The second subcase, where \(\phi : \equiv \forall y \psi\) and \(y\) is not \(x\), is examined in two sub-subcases:

*Sub-subcase 1:* If \(\phi : \equiv \forall y \psi\), \(y\) is not \(x\), and \(x\) is not free in \(\psi\), then we know by Exercise 5 in Section 1.8 that \(\psi_t^x\) is \(\psi\), and thus \(\phi_t^x\) is \(\phi\).
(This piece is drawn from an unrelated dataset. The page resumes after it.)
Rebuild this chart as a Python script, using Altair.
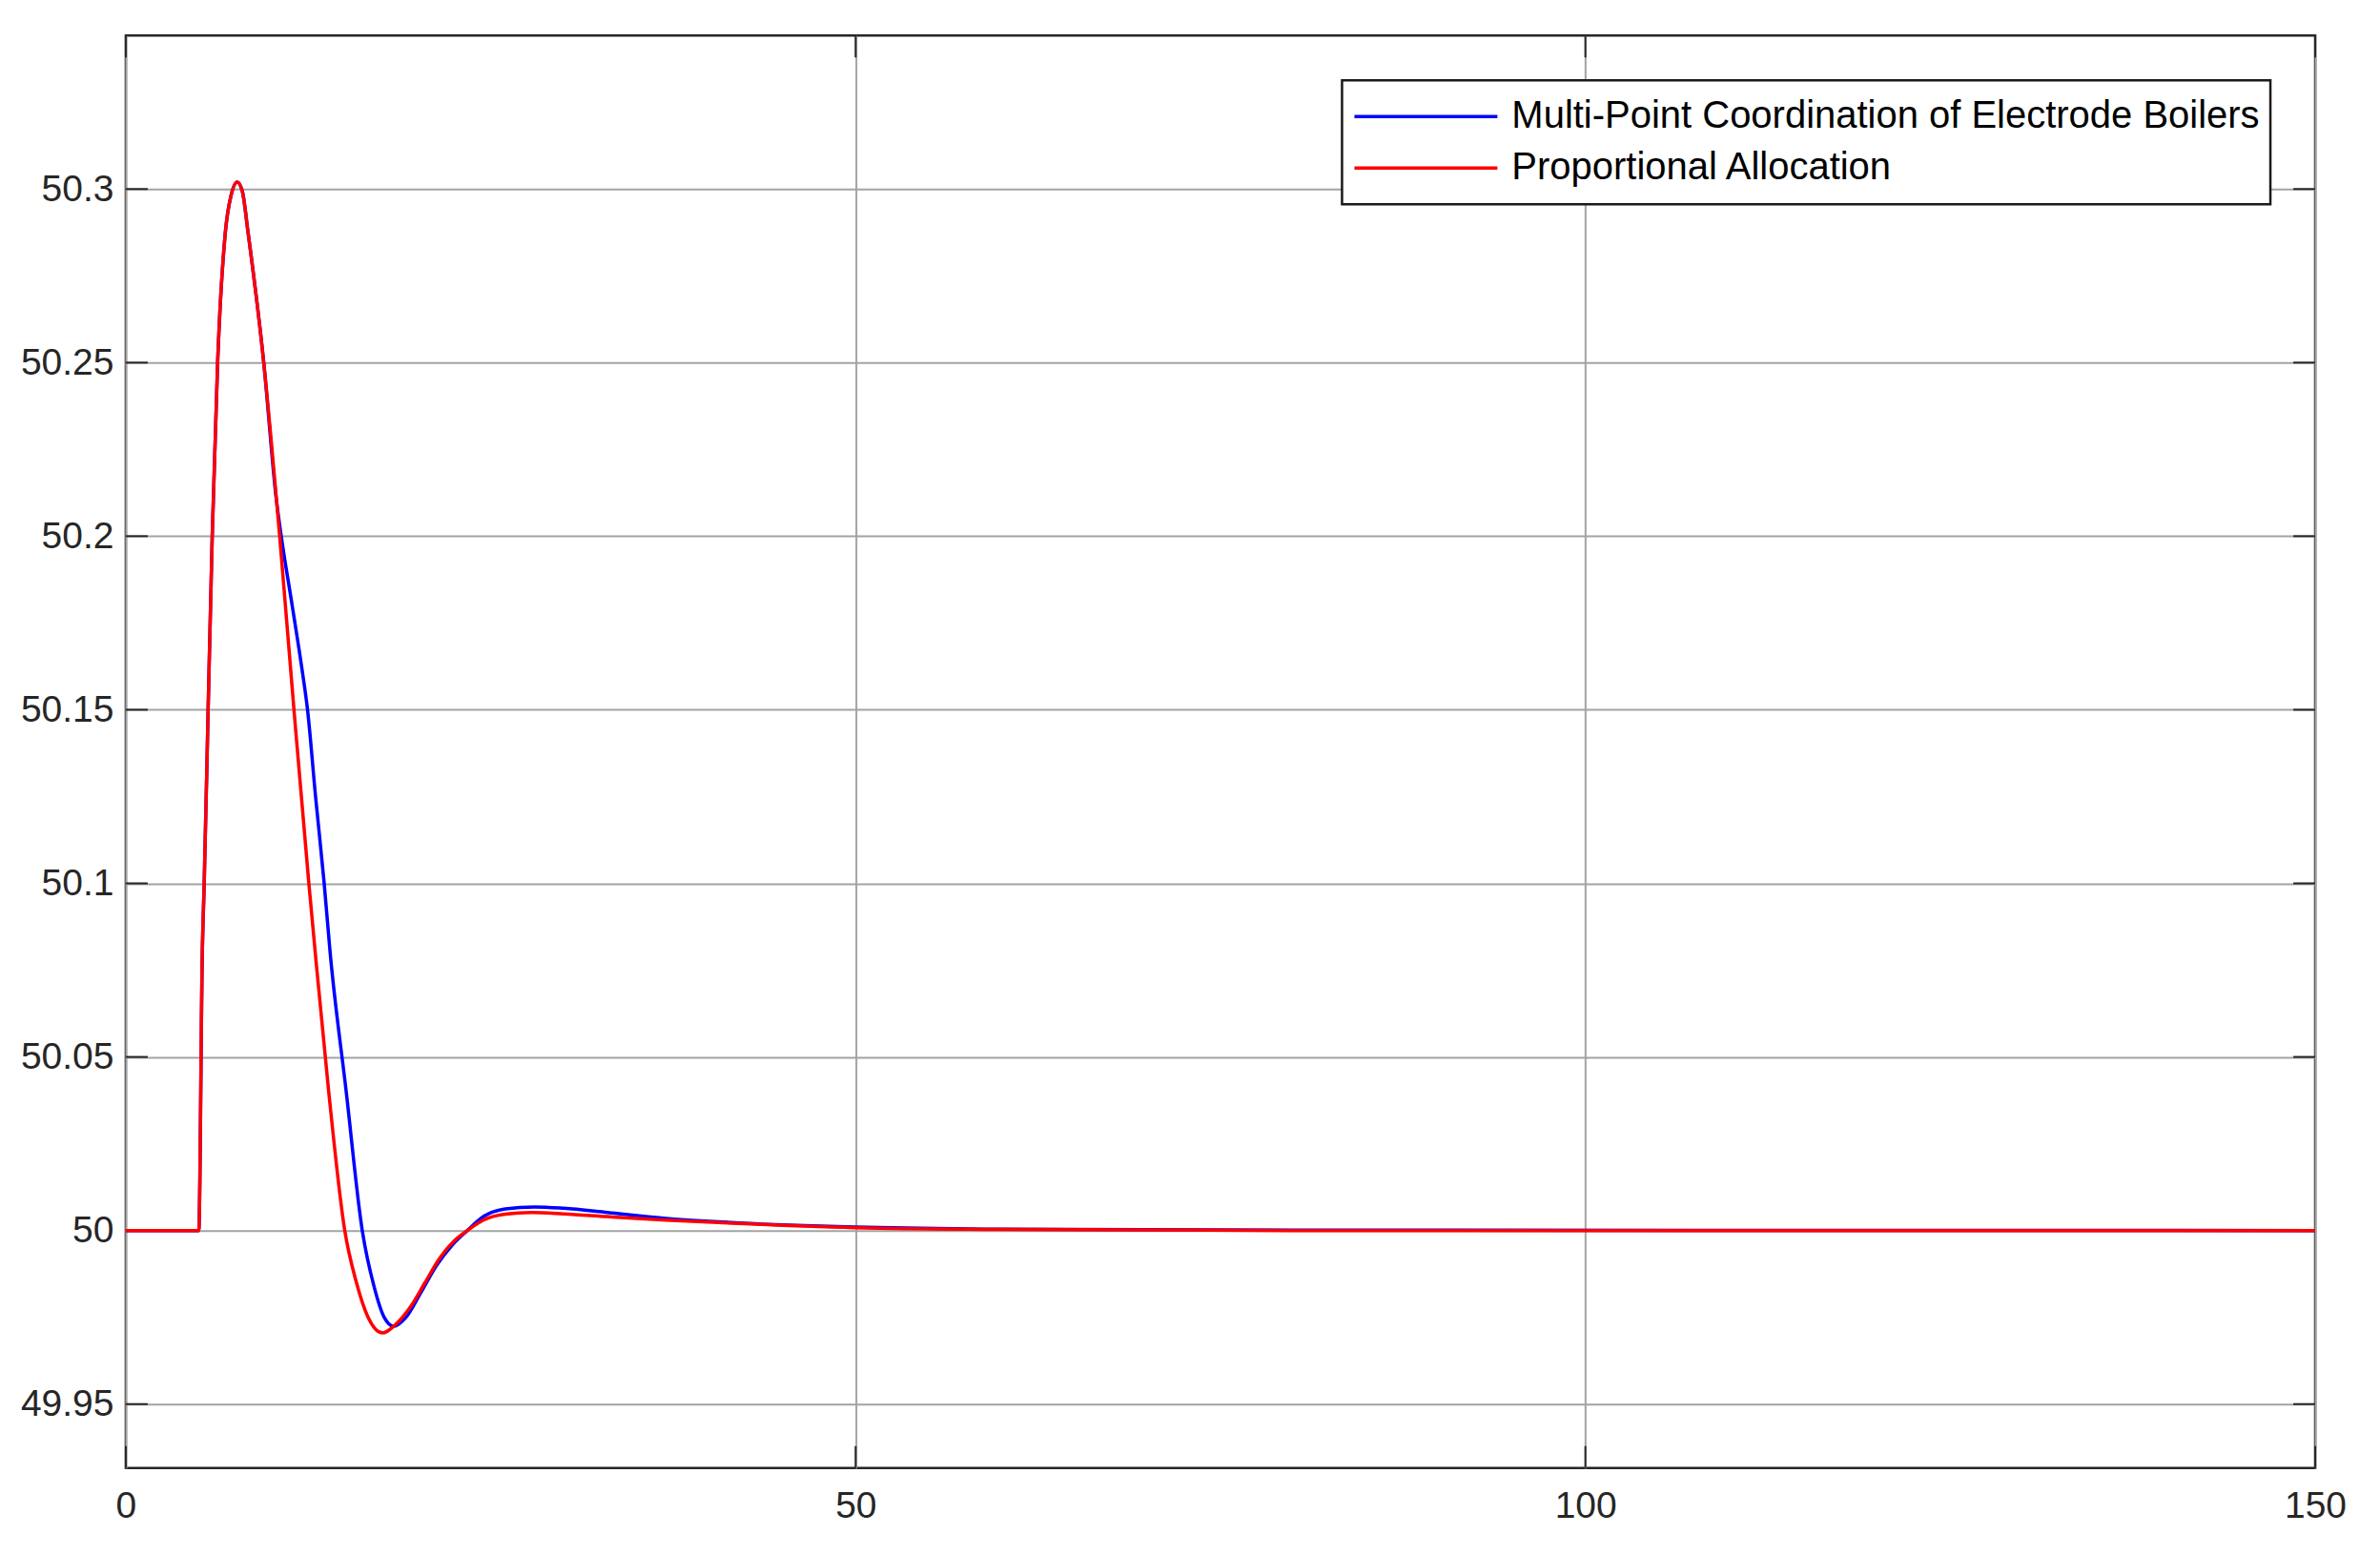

But then

\[\begin{array}{ll} \mathfrak{A} \models \phi_t^x \left[ s \right] & \text{iff} \\ \mathfrak{A} \models \left( \forall y \right) \left( \psi_t^x \right) \left[ s \right] & \text{iff} \\ \mathfrak{A} \models \left( \psi_t^x \right) \left[ s \left[ y | a \right] \right] & \text{for every} \: a \in A \end{array}.\]

But we also know that

\[\begin{array}{ll} \mathfrak{A} \models \phi \left[ s^\prime \right] & \text{iff} \\ \mathfrak{A} \models \left( \forall y \right) \left( \psi \right) \left[ s^\prime \right] & \text{iff} \\ \mathfrak{A} \models \psi \left[ s^\prime \left[ y | a \right] \right] & \text{for every} \: a \in A \end{array}.\]

But since \(x\) is not \(y\), we know that for any \(a \in A\), \(s^\prime \left[ y | a \right] = s \left[ y | a \right] \left[ x | \overline{s} \left( t \right) \right]\), so by the inductive hypothesis (notice that \(t\) is substitutable for \(x\) in \(\psi\)) we have

\[\mathfrak{A} \models \left( \psi_t^x \right) \left[ s \left[ y | a \right] \right] \: \text{iff} \: \mathfrak{A} \models \psi \left[ s^\prime \left[ y | a \right] \right].\]

So \(\mathfrak{A} \models \phi_t^x \left[ s \right]\) if and only if \(\mathfrak{A} \models \phi \left[ s^\prime \right]\), as needed.